人に関しては、韓流人気を背景に男性アイドルグループの「BIGBANG」や俳優の「ヨン様」(ペ・ヨンジュン)のほか、ゴルファーのイ・ボミ、元サッカー選手のパク・チソンといった名も挙がった。

 人・ものを通じて最も多かったのが「キムチ」で32人。続く「文在寅(ムンジェイン)大統領」は10人が挙げた。「文政権による南北朝鮮の融和」といった好意的な視線と、懐疑的な見方に分かれた。

「韓国に行ったことがある」と答えた人は37人だったのに対し、「身近に韓国人はいますか」との問いに、「いる」「いた」と答えたのは6割近い68人に上った。
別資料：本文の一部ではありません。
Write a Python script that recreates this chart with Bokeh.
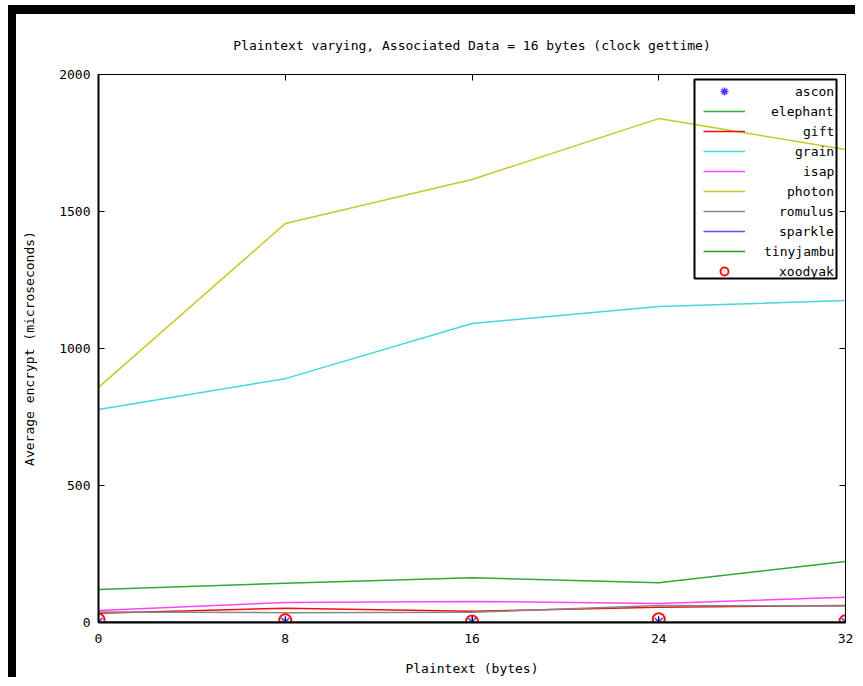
from bokeh.plotting import figure
from bokeh.models import Range1d, FixedTicker, LinearAxis, Legend, LegendItem, BoxAnnotation
from bokeh.embed import file_html
from bokeh.resources import INLINE

# ---- data ----
x_bytes = [0, 8, 16, 24, 32]
ascon = [2, 2, 2, 2, 2]
elephant = [120, 143, 163, 145, 223]
gift = [34, 52, 41, 56, 62]
grain = [777, 890, 1091, 1153, 1175]
isap = [44, 73, 77, 69, 92]
photon = [858, 1456, 1617, 1839, 1726]
romulus = [38, 36, 37, 62, 60]
sparkle = [3, 1, 1, 1, 1]
tinyjambu = [1, 1, 1, 1, 1]
xoodyak = [10, 8, 4, 12, 5]

x_ticks = [0, 8, 16, 24, 32]
y_ticks = [0, 500, 1000, 1500, 2000]

FONT = "DejaVu Sans Mono"
CHAR_W = 0.602 * 13  # monospace advance at 13px

p = figure(width=847, height=672, output_backend="svg", toolbar_location=None,
           x_range=Range1d(0, 32), y_range=Range1d(0, 2000),
           min_border_left=82, min_border_right=18, min_border_top=60, min_border_bottom=64,
           background_fill_color="white", border_fill_color="white",
           styles={"margin-left": "8px", "margin-top": "5px",
                   "border-left": "8px solid black", "border-top": "9px solid black"})

p.title.text = "Plaintext varying, Associated Data = 16 bytes (clock gettime)"
p.title.align = "center"
p.title.text_font = FONT
p.title.text_font_size = "13px"
p.title.text_font_style = "normal"
p.title.text_color = "black"
p.title.standoff = 43

p.grid.visible = False
p.outline_line_color = "black"
p.outline_line_width = 1

for ax, ticks in ((p.xaxis[0], x_ticks), (p.yaxis[0], y_ticks)):
    ax.ticker = FixedTicker(ticks=ticks)
    ax.major_tick_in = 6
    ax.major_tick_out = 0
    ax.minor_tick_line_color = None
    ax.axis_line_color = "black"
    ax.axis_line_width = 2
    ax.major_tick_line_color = "black"
    ax.major_label_text_font = FONT
    ax.major_label_text_font_size = "13px"
    ax.major_label_text_color = "black"
    ax.axis_label_text_font = FONT
    ax.axis_label_text_font_size = "13px"
    ax.axis_label_text_font_style = "normal"
    ax.axis_label_text_color = "black"
    ax.major_label_standoff = 8

p.xaxis[0].major_label_standoff = 11
p.xaxis[0].axis_label = "Plaintext (bytes)"
p.xaxis[0].axis_label_standoff = 15
p.yaxis[0].axis_label = "Average encrypt (microseconds)"
p.yaxis[0].axis_label_standoff = 19

# mirrored ticks on top and right (no labels)
mirror_kw = dict(major_label_text_font_size="1px", major_label_text_color=None,
                 major_tick_in=6, major_tick_out=0, minor_tick_line_color=None,
                 axis_line_color="black", axis_line_width=1, major_label_standoff=0)
top_axis = LinearAxis(ticker=FixedTicker(ticks=x_ticks), **mirror_kw)
right_axis = LinearAxis(ticker=FixedTicker(ticks=y_ticks), **mirror_kw)
p.add_layout(top_axis, "above")
p.add_layout(right_axis, "right")

LW = 1.5
r_ascon = p.scatter(x_bytes, ascon, marker="asterisk", size=11, line_color="#4433ff", line_width=1.5)
r_elephant = p.line(x_bytes, elephant, line_color="#33a833", line_width=LW)
r_gift = p.line(x_bytes, gift, line_color="#ee1111", line_width=LW)
r_grain = p.line(x_bytes, grain, line_color="#44d8d8", line_width=LW)
r_isap = p.line(x_bytes, isap, line_color="#ff44ff", line_width=LW)
r_photon = p.line(x_bytes, photon, line_color="#c8c828", line_width=LW)
r_romulus = p.line(x_bytes, romulus, line_color="#888888", line_width=LW)
r_sparkle = p.line(x_bytes, sparkle, line_color="#7744ff", line_width=LW)
r_tinyjambu = p.line(x_bytes, tinyjambu, line_color="#2a9a2a", line_width=LW)
r_xoodyak = p.scatter(x_bytes, xoodyak, marker="circle", size=12, fill_color=None,
                      line_color="#ff1111", line_width=2)

names = ["ascon", "elephant", "gift", "grain", "isap", "photon", "romulus",
         "sparkle", "tinyjambu", "xoodyak"]
rends = [r_ascon, r_elephant, r_gift, r_grain, r_isap, r_photon, r_romulus,
         r_sparkle, r_tinyjambu, r_xoodyak]

# one single-entry legend per series so that labels end flush right (gnuplot style)
LEG_X = 605        # frame-relative x of the sample glyphs
LEG_BOTTOM = 341   # frame-relative bottom of the last entry
ROW_H = 20
TEXT_END = 89      # distance from end of sample glyph to right end of label
n_items = len(names)
for i, (n, r) in enumerate(zip(names, rends)):
    standoff = int(round(TEXT_END - len(n) * CHAR_W))
    lg = Legend(items=[LegendItem(label=n, renderers=[r])],
                location=(LEG_X, LEG_BOTTOM + (n_items - 1 - i) * ROW_H),
                padding=0, spacing=0, margin=0,
                glyph_width=42, glyph_height=ROW_H, label_height=ROW_H,
                label_standoff=standoff, label_text_baseline="middle",
                label_text_font=FONT, label_text_font_size="13px", label_text_color="black",
                border_line_alpha=0, background_fill_alpha=0)
    p.add_layout(lg)

box = BoxAnnotation(left=596, right=738, top=543, bottom=344,
                    left_units="screen", right_units="screen",
                    top_units="screen", bottom_units="screen",
                    fill_color=None, fill_alpha=0, line_color="black", line_alpha=1.0,
                    line_width=2, editable=False)
p.add_layout(box)

open("out.html", "w").write(file_html(p, INLINE))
 注目したいのは、「韓国の印象がこの半年以内で変わりましたか」との質問に、「いいえ」と回答したのが76人で、「はい」と答えた24人の3倍超に上った点だ。メディアで盛んに日韓政府の対立が伝えられ、中には両国の分断をあおるような言説も目立つ中、市民感情に大きな影響は見られなかった。

「いいえ」の理由を見ると、「韓国内で内政が緊迫すると、国民の支持を得るために反日行動、言動に出るのはテンプレート化している」「両国の対立は国の一部の人間によって起きたもので、メディアが扇動したにすぎない」といった意見があった。今井氏はこんな感慨を漏らす。

「市民は冷静だと感じました。ただ、理性的な判断を保ちメディアに左右されない人もいれば、日韓問題そのものに関心がない人も含まれると思います」

 半年以内で印象が変わった理由は、「文大統領の日本への態度」など文政権への不信感を示す意見が並んだ。

「関係を改善するにはどんなことが必要か」との質問には、「中立な報道」「お互いをなじるニュースを見ない」「音楽祭や映画祭などの文化活動、若者の対話」「日本人の差別意識をなくす」などの回答が寄せられた。

 一方、韓国側の調査は、「亜洲経済」の記者10人が10月29日から11月5日にかけてソウルで対面で実施した。

「日本は好きですか、嫌いですか」との質問に、「好き」と答えたのは15人、「嫌い」は34人、「どちらでもない」は51人だった。

「好き」な理由としては、「アニメーションが好き」「公衆道徳をよく守っている」「経済大国」といった声があがった。

「嫌い」な理由として、10代の女性と40代の男性会社員が共に「壬辰倭乱(イムジンウェラ=ン文禄・慶長の役)」を挙げたのは、学校教育の影響だと思われる。

「嫌い」と答えた人の多くは、日本から連想する言葉として「安倍晋三首相」を挙げた。「歴史を反省していない」などの理由が多かった。